The Audi Q7 is the brand's first true SUV, and Johan de Nysschen, Audi of America's chief executive, says it heralds a greater U.S. focus for Audi's future product development. The Q7 is based on a lengthened and highly modified VW Touareg/Porsche Cayenne chassis, although Audi engineers are quick to point out that the rear suspension is completely redesigned to accommodate a third-row seat, and the drivetrain is comprised of Audi-specific components. In fact, the Q7 shares only 15% of its parts with the Touareg, according to Audi.
Audi's 4.2-liter V-8 gets FSI direct injection, and in this application makes 350 hp and 325 lb-ft (a higher-revving version in the Audi RS4 makes 420 hp). Top speed will be limited to 130 mph in the U.S. A six-speed automatic transmission with manual override handles shifting. Later, a 3.6-liter V-8 producing 280 hp will arrive in a base Q7. Air suspension is optional, along with nineteen- and twenty-inch wheels and tires: eighteens are standard.
Ulrich Hackenberg, Audi's head of vehicle dynamics, tells us that the Q7 has been engineered for the street. The air suspension--from the Audi A8--delivers a lower ride height and a more refined ride than the Touareg. The all-wheel-drive system, with its 40 percent front/60 percent rear torque split, comes from the RS6. "The Q7 will do donuts, I promise you," Hackenberg says. Even though the Q7 is longer than the Touareg and the Cayenne, it weights fractionally less, thanks to aluminum upper suspension components and the lack of heavy mechanical locking differentials.

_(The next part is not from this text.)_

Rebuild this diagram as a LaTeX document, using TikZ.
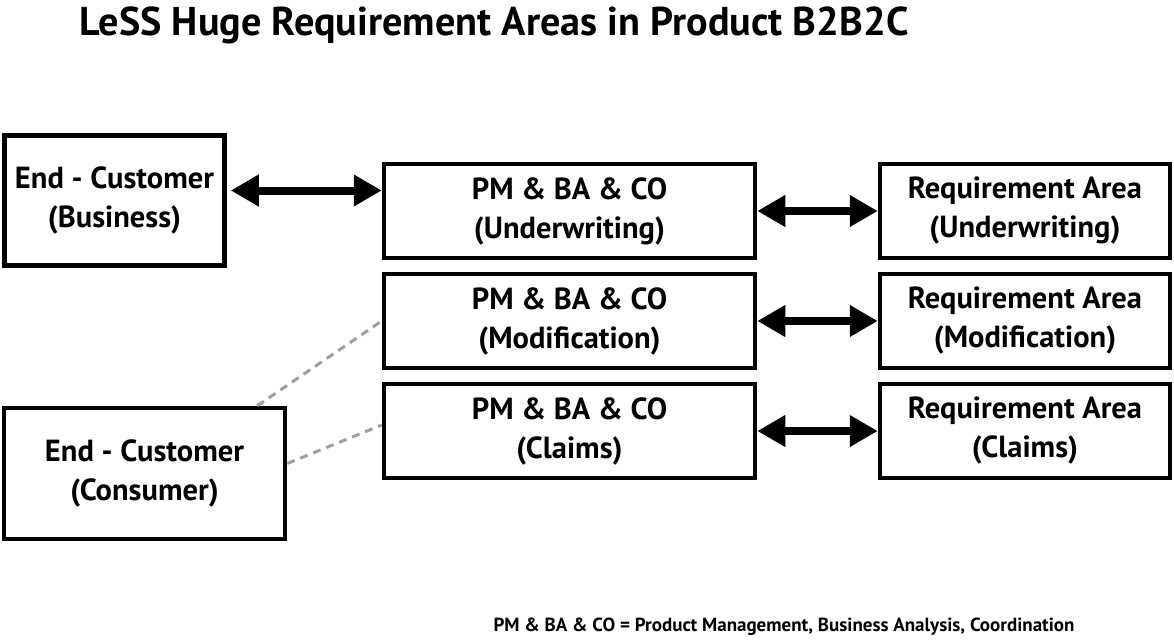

Inside, the Q7 has the leather-and-tech look of the A6, and it's beautifully crafted, with lots of bright metal accents and high-quality leather. The third-row seat, which is optional on the V-6 but standard on the V-8, folds flat into the floor. An Alcantara headliner, a panorama roof (which may not wear the strange "Open Sky" name), radar cruise control, a rear backup camera, rear-seat entertainment, xenon lights, blind spot vehicle detection, and satellite navigation will be optional. The V-8 will have a base price of around $50,000, but with all the goodies, expect to pay around $70,000. The V-6 will start at just over $40,000. The V-8 Q7 will reach U.S. streets in June 2006, and the V-6 will follow in the fall.